Design, analysis, and fabrication of hybrid metastructures for acoustic-mechanical energy absorption based on origami helmholtz resonators

In all different engineering roles, ranging from building acoustics to transportation systems, the quest for efficient sound absorption structures with minimal thickness presents a constant challenge. This research introduces a novel approach to address this issue by proposing low-frequency sound-absorbent hybrid metastructures with sub-wavelength thickness. The two hybrid metastructures, based on embedded Helmholtz resonators, arrange the cavity walls in nested circular segments following the Miura origami pattern. The results demonstrate that the theoretical formulations and numerical simulations are in good agreement. After preparing the initial model, we investigated the sensitivity of geometric parameters and performed optimization to enhance acoustic performance.

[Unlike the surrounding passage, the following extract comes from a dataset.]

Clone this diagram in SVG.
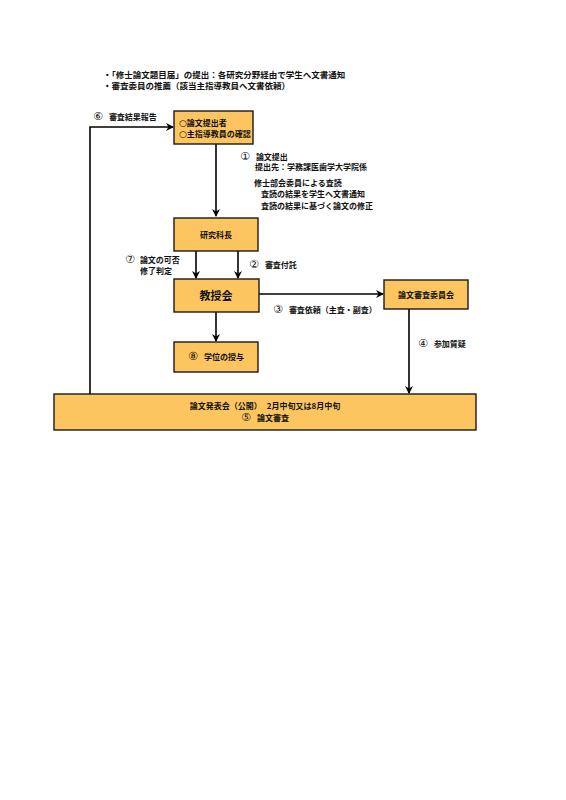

It was observed that the acoustic absorption coefficient of the metamaterial based on nested circular segments in the frequency range of 400-1000 Hz was calculated to be 0.85, while for the origami metamaterial in the frequency range of 400-900 Hz, it was calculated to be 0.80. Subsequently, we evaluated the mechanical energy performance of the optimized acoustic metastructure by conducting a compression test. A parametric study was carried out to assess the sensitivity of the mechanical energy absorption coefficient to the geometric parameters of the model. According to the results, the structure exhibited a mechanical energy absorption coefficient of 1.39 kJ/kg, which is favorable for mechanical energy absorption applications.